Выбрать главу

Она у порога присела, и козленок на руках. Но снова заблеял, а раньше никогда и голоса не подавал, если она держала, моргал лишь и о грудь ей терся. Только она сейчас не на него смотрела. Его черед кончился. Сперва листья, потом он (а меня так и не было), потом тот, кто его принес, кого я с детства знал, кто был на птицу похож и сидел теперь с корзиной в тонких пальцах, которыми сплел бы что угодно, только не гнездо. Гнезда бы сам не сплел. И вот это в глазах у них было. Это во мне и засело.

Потом на меня посмотрели. Не знаю, кто первый. Долго смотрели, не таились. И взгляда не отвели. Ни он, ни она! Я отвел, потому что не смог, сил не хватило. Стыдно сделалось, сухо во рту, будто на живую нору наступил. И сказал – противно так, словно оправдываясь: «Козленок… Плохо ему. Заболел, видно…» И потом опять молчали, уж не знаю сколько.

Вечером она ушла. Брат во дворе сидел, корзины доплетал. А как вернулась, поднялся, к реке пошел, я из дому видел. Друг на друга не смотрели. Только я следил. Как со стороны наблюдал. К платку ее сломанный лист присох, понял, что в лесу была. Но меня уже будто и не касалось. Успокоился вдруг. Потом брат прибежал, на руках козленка принес, тело на берегу подобрал, с обрыва, верно, упал. Тут я на нее взглянул – снова, как со стороны, – у нее только ноздри дрогнули, но глаз опять не отвела, будто ни при чем была.

А наутро брат вещи собрал… И я сказал: «Подожди до завтра», но он словно и не услышал. Тогда я опять сказал: «Подожди. Завтра тоже день будет». А он ответил: «Такой же, как и сегодня». И я опять сказал: «Ты подождешь до завтра, потому что никто ничего заранее знать не может». А он сказал: «Что ж тут знать?» И тогда я его чуть не ударил, и он это понял и вспомнил, кто из нас старший, и нехотя кивнул. И я сказал: «Пойду поохочусь. Погода вроде в самый раз». И он опять кивнул, но еще ни о чем не догадывался. На птицу был похож. А я взял винтовку и пошел. Ее не встретил. Да и не нужно было. Глаза их с собой уносил…

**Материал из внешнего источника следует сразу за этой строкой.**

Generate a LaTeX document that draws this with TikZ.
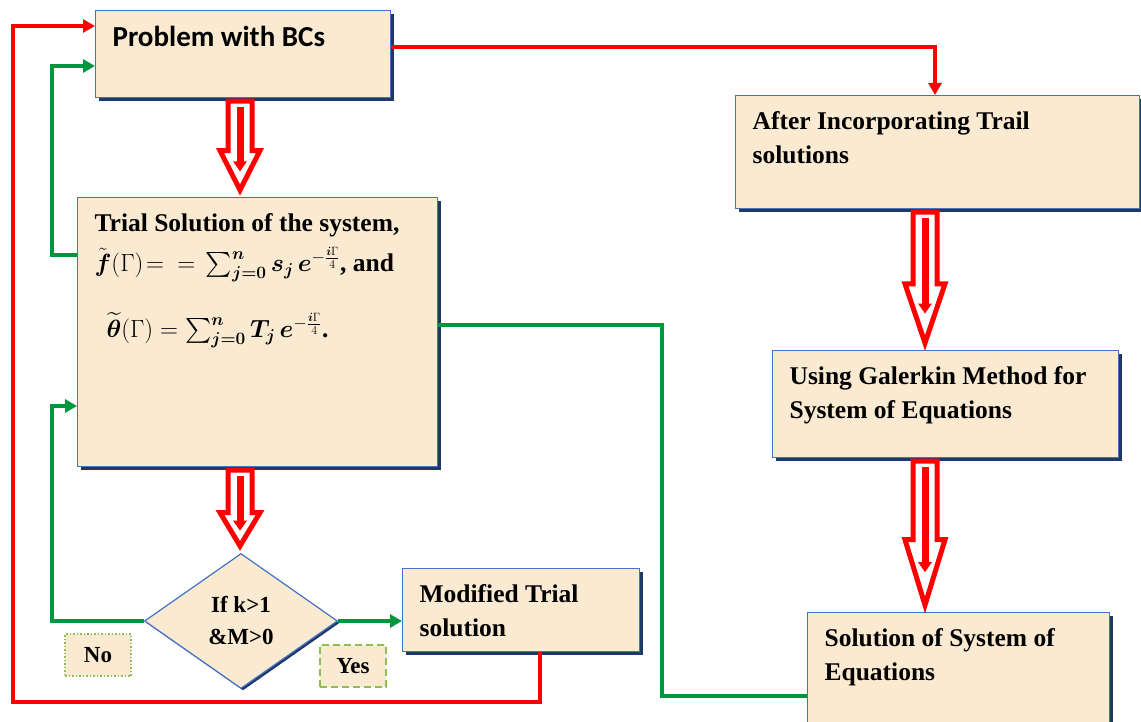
\documentclass[tikz,border=0pt]{standalone}
\usepackage{fontspec}
\setmainfont{Liberation Serif}
\newfontfamily\calibfont{Carlito}
\usepackage{amsmath}
\usetikzlibrary{shapes.geometric,arrows.meta,calc,shadows}

\definecolor{parch}{RGB}{251,234,210}
\definecolor{boxblue}{RGB}{68,114,196}
\definecolor{shadowblue}{RGB}{31,56,100}
\definecolor{lnred}{RGB}{255,0,0}
\definecolor{lngreen}{RGB}{0,150,62}
\definecolor{taggreen}{RGB}{140,190,80}

\newcommand{\boxfont}{\bfseries\fontsize{25.5}{34}\selectfont}
\newcommand{\boxtxt}[3]{\parbox[t][#2][t]{#1}{\raggedright #3}}

% block arrow: column coordinate, upper node, lower node
\newcommand{\fatarrow}[3]{%
  \coordinate (fa1) at (#1 |- #2.south);
  \coordinate (fa2) at (#1 |- #3.north);
  \coordinate (fa3) at ($(fa1)!0.53!(fa2)$);
  \draw[fatline] ($(fa1)+(-12,3)$) -- ($(fa3)+(-12,0)$) -- ($(fa3)+(-20,0)$)
    -- ($(fa2)+(0,-7)$) -- ($(fa3)+(20,0)$) -- ($(fa3)+(12,0)$) -- ($(fa1)+(12,3)$) -- cycle;
  \draw[fatcore] ($(fa1)+(0,9)$) -- ($(fa3)!0.45!(fa2)$);
}

\tikzset{
  procbox/.style={draw=boxblue, line width=1.2pt, fill=parch, anchor=north west,
    inner xsep=17pt, inner ysep=16pt, font=\boxfont,
    drop shadow={shadow xshift=3pt, shadow yshift=-3pt, fill=shadowblue, opacity=1}},
  decision/.style={diamond, draw=boxblue, line width=1.2pt, fill=parch, inner sep=0pt,
    minimum width=193pt, minimum height=135pt, align=center,
    font=\bfseries\fontsize{23}{32}\selectfont,
    drop shadow={shadow xshift=2pt, shadow yshift=-2pt, fill=shadowblue, opacity=1}},
  tagno/.style={draw=taggreen, line width=1.2pt, fill=parch,
    minimum width=66pt, minimum height=42pt, inner sep=0pt,
    font=\bfseries\fontsize{23}{28}\selectfont},
  redline/.style={draw=lnred, line width=3.5pt},
  greenline/.style={draw=lngreen, line width=3.5pt},
  tip/.style={-{Triangle[length=12pt,width=13pt]}},
  fatline/.style={draw=lnred, line width=5pt, fill=white, line join=miter},
  fatcore/.style={draw=lnred, line width=7pt, -{Triangle[length=10pt,width=13pt]}}
}

\begin{document}
\begin{tikzpicture}[x=1pt,y=-1pt]
\useasboundingbox (0,0) rectangle (1141,722);

% boxes
\node[procbox, font=\calibfont\bfseries\fontsize{29}{34}\selectfont] (prob) at (95,10)
  {\boxtxt{261pt}{55pt}{Problem with BCs}};
\node[procbox] (trial) at (77,197)
  {\boxtxt{326pt}{237pt}{Trial Solution of the system,\\[6pt]
   $\tilde{\boldsymbol{f}}(\Gamma)\!=\ {=}\ \sum_{\boldsymbol{j=0}}^{\boldsymbol{n}} \boldsymbol{s_j}\, \boldsymbol{e}^{-\frac{\boldsymbol{i}\Gamma}{4}}$, and\\[30pt]
   \hspace*{12pt}$\widetilde{\boldsymbol{\theta}}(\Gamma) = \sum_{\boldsymbol{j=0}}^{\boldsymbol{n}} \boldsymbol{T_j}\, \boldsymbol{e}^{-\frac{\boldsymbol{i}\Gamma}{4}}$.}};
\node[decision] (cond) at (241,621) {If k>1\\\&M>0};
\node[procbox] (mod) at (402,568) {\boxtxt{203pt}{51pt}{Modified Trial\\solution}};
\node[procbox] (after) at (735,95) {\boxtxt{370pt}{81pt}{After Incorporating Trail\\solutions}};
\node[procbox] (galer) at (772,350) {\boxtxt{312pt}{75pt}{Using Galerkin Method for\\System of Equations}};
\node[procbox] (sol) at (807,612) {\boxtxt{268pt}{88pt}{Solution of System of\\Equations}};

\node[tagno, dash pattern=on 1.5pt off 2pt] (no) at (98,655) {No};
\node[tagno, dash pattern=on 7pt off 4pt] (yes) at (353,666) {Yes};

% turning points
\coordinate (colL) at (240,0);
\coordinate (colR) at (925,0);
\coordinate (r1) at (935,47);
\coordinate (r2) at (540,702);
\coordinate (r3) at (13,26);
\coordinate (g1) at (52,255);
\coordinate (g2) at (52,66);
\coordinate (g3) at (52,406);
\coordinate (g4) at (662,325);
\coordinate (g5) at (662,696);

% block arrows
\fatarrow{colL}{prob}{trial}
\fatarrow{colL}{trial}{cond}
\fatarrow{colR}{after}{galer}
\fatarrow{colR}{galer}{sol}

% red connectors
\draw[redline, tip] (prob.east |- r1) -- (r1) -- (after.north -| r1);
\draw[redline, tip] (mod.south -| r2) -- (r2) -- (r2 -| r3) -- (r3) -- (prob.west |- r3);

% green connectors
\draw[greenline, tip] (trial.west |- g1) -- (g1) -- (g2) -- (prob.west |- g2);
\draw[greenline, tip] (cond.west) -- (cond.west -| g3) -- (g3) -- (trial.west |- g3);
\draw[greenline, tip] (cond.east) -- (mod.west |- cond.east);
\draw[greenline] (trial.east |- g4) -- (g4) -- (g5) -- (sol.west |- g5);

\end{tikzpicture}
\end{document}
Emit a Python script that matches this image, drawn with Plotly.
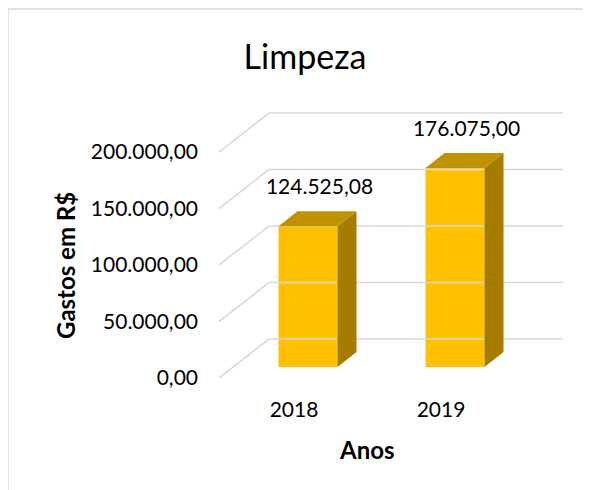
import plotly.graph_objects as go

# ---- data ----
categories = ["2018", "2019"]
values = [124525.08, 176075.00]
value_labels = ["124.525,08", "176.075,00"]
y_tick_vals = [0, 50000, 100000, 150000, 200000]
y_tick_text = ["0,00", "50.000,00", "100.000,00", "150.000,00", "200.000,00"]
title_text = "Limpeza"
x_title = "Anos"
y_title = "Gastos em R$"

# ---- geometry (pseudo-3D projection); pixel values are screen positions ----
OFF = 8                      # page body margin
W, H = 591 - OFF, 490 - OFF
L_PX, R_PX, T_PX, B_PX = 219, 563, 100, 395   # plot area (screen px)
ZERO_PX = 378                                  # screen row of value 0 on the front plane
PX_PER_CAT = 147.0
CAT0_PX = 294.0
K = 200000 / 226.0                             # value units per pixel

x_min = (L_PX - CAT0_PX) / PX_PER_CAT
x_max = (R_PX - CAT0_PX) / PX_PER_CAT
y_min = -(B_PX - ZERO_PX) * K
y_max = (ZERO_PX - T_PX) * K

def dxp(px):
    return px / PX_PER_CAT

def dyp(px):
    return px * K

WALL_DX, WALL_DY = dxp(50), dyp(39)     # depth of the back wall
BAR_FX, BAR_FY = dxp(14), dyp(11)       # bar front face offset from front plane
BAR_DX, BAR_DY = dxp(19), dyp(15)       # bar depth
BAR_W = dxp(59)

FRONT = "#FFC000"
TOP = "#C09200"
SIDE = "#A67C00"
GRID = "#D9D9D9"
FONT = "Lato"

fig = go.Figure()

# gridlines: front-left diagonal + back wall
for t in y_tick_vals:
    fig.add_trace(go.Scatter(
        x=[x_min, x_min + WALL_DX, x_max],
        y=[t, t + WALL_DY, t + WALL_DY],
        mode="lines", line=dict(color=GRID, width=1.6),
        hoverinfo="skip", showlegend=False))

# bars (front faces)
xs = [i + BAR_FX for i in range(len(categories))]
fig.add_trace(go.Bar(
    x=xs, y=values, base=[BAR_FY] * len(values), width=BAR_W,
    marker=dict(color=FRONT, line=dict(width=0)),
    hoverinfo="skip", showlegend=False))

for xc, v in zip(xs, values):
    xl, xr = xc - BAR_W / 2, xc + BAR_W / 2
    y0, y1 = BAR_FY, v + BAR_FY
    # side face
    fig.add_trace(go.Scatter(
        x=[xr, xr + BAR_DX, xr + BAR_DX, xr, xr],
        y=[y0, y0 + BAR_DY, y1 + BAR_DY, y1, y0],
        fill="toself", fillcolor=SIDE, mode="lines", line=dict(width=0, color=SIDE),
        hoverinfo="skip", showlegend=False))
    # top face
    fig.add_trace(go.Scatter(
        x=[xl, xl + BAR_DX, xr + BAR_DX, xr, xl],
        y=[y1, y1 + BAR_DY, y1 + BAR_DY, y1, y1],
        fill="toself", fillcolor=TOP, mode="lines", line=dict(width=0, color=TOP),
        hoverinfo="skip", showlegend=False))

# data labels
fig.add_trace(go.Scatter(
    x=[x + BAR_DX / 2 + dxp(2) for x in xs],
    y=[v + BAR_FY + BAR_DY + dyp(22.5) for v in values],
    mode="text", text=value_labels, textposition="middle center",
    textfont=dict(family=FONT, size=21, color="#000000"),
    hoverinfo="skip", showlegend=False))

def paper_x(px):
    return (px - L_PX) / (R_PX - L_PX)

def paper_y(py):
    return (B_PX - py) / (B_PX - T_PX)

# chart-area border (top and left edges visible)
fig.add_shape(type="line", xref="paper", yref="paper",
              x0=paper_x(8), y0=paper_y(500), x1=paper_x(8), y1=paper_y(9),
              line=dict(color=GRID, width=1.5))
fig.add_shape(type="line", xref="paper", yref="paper",
              x0=paper_x(8), y0=paper_y(9), x1=paper_x(600), y1=paper_y(9),
              line=dict(color=GRID, width=1.5))

# axis titles
fig.add_annotation(text=f"<b>{y_title}</b>", xref="paper", yref="paper",
                   x=paper_x(65), y=paper_y(266), textangle=-90, showarrow=False,
                   xanchor="center", yanchor="middle",
                   font=dict(family=FONT, size=24, color="#000000"))
fig.add_annotation(text=f"<b>{x_title}</b>", xref="paper", yref="paper",
                   x=paper_x(366.5), y=paper_y(449), showarrow=False,
                   xanchor="center", yanchor="middle",
                   font=dict(family=FONT, size=24, color="#000000"))

fig.update_layout(
    width=W, height=H,
    margin=dict(l=L_PX - OFF, r=(591 - R_PX), t=T_PX - OFF, b=490 - B_PX,
                autoexpand=False),
    paper_bgcolor="white", plot_bgcolor="rgba(0,0,0,0)",
    title=dict(text=title_text, x=(305 - OFF) / W, xanchor="center",
               y=1 - (57 - OFF) / H, yanchor="middle", yref="container",
               font=dict(family=FONT, size=34, color="#000000")),
    showlegend=False,
    xaxis=dict(range=[x_min, x_max], tickvals=list(range(len(categories))),
               ticktext=categories, showgrid=False, zeroline=False, showline=False,
               ticks="", automargin=False, fixedrange=True,
               tickfont=dict(family=FONT, size=21, color="#000000")),
    yaxis=dict(range=[y_min, y_max], tickvals=y_tick_vals, ticktext=y_tick_text,
               showgrid=False, zeroline=False, showline=False, ticks="",
               ticklabelstandoff=20, automargin=False, fixedrange=True,
               tickfont=dict(family=FONT, size=21, color="#000000")),
)

fig.write_html("out.html")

Что-то хрустнуло. Тимур метнулся взглядом к дедовой груди, потом посмотрел на вздутые артритом пальцы. Те, что свили гнездо. Что свили другим их птичье гнездо. Старик застыл. Окаменел, уйдя душой в искореженное пальцами прошлое, позабыв щуплое тело здесь, в этом доме, последнем пристанище его последних лет, заперев тягучий взгляд в прочном молчании, на непрочном полу, припорошенном давними его шагами.

Он был иной. Не тот, что прежде. Тимур впервые увидел его так, ЦЕЛИКОМ. Как статую в школьном парке. Полнее статуи. И полнее оленя на жестком холсте.

Того Тимур создал сам – из тумана молчания, в зябком ожидании чуда. Он рисовал его жидким маслом по грубому холсту, видя сперва одни линии, пятна, слушая собственную робость прикосновения и чуя запах железа из пивного котла в углу. Оленя он создал сам, врачуя серость полотна и с ней еще что-то – в себе самом, что кричало изнутри, взмывало из уродливой оболочки, взрывало ее смутной жаждой, пока на холст ложились терпкие краски и согревали тусклый сарай, пока сидел он против тугой шершавой ткани, нанося мазок за мазком, рисуя по памяти, призывая опять и опять ту девчонку, что бежала в порванном сандалии под длинным небом и принесла ему красоту, видение, беду, – и вот сидел он под тухлой крышей в гниющей сырости сарая и создавал ее по памяти, мазок за мазком, миг за мигом, прыжок за прыжком, под каленым небом, в негодном порванном сандалии, бегущую вдаль, ускользающую, казнящую, а на холсте выходило не то, там был не миг, а больше мига, шире времени, острее беды, дольше длинного неба, там было лучше, пронзительней, ближе, хоть до того видал лишь раз, и то не в жизни. Там был олень.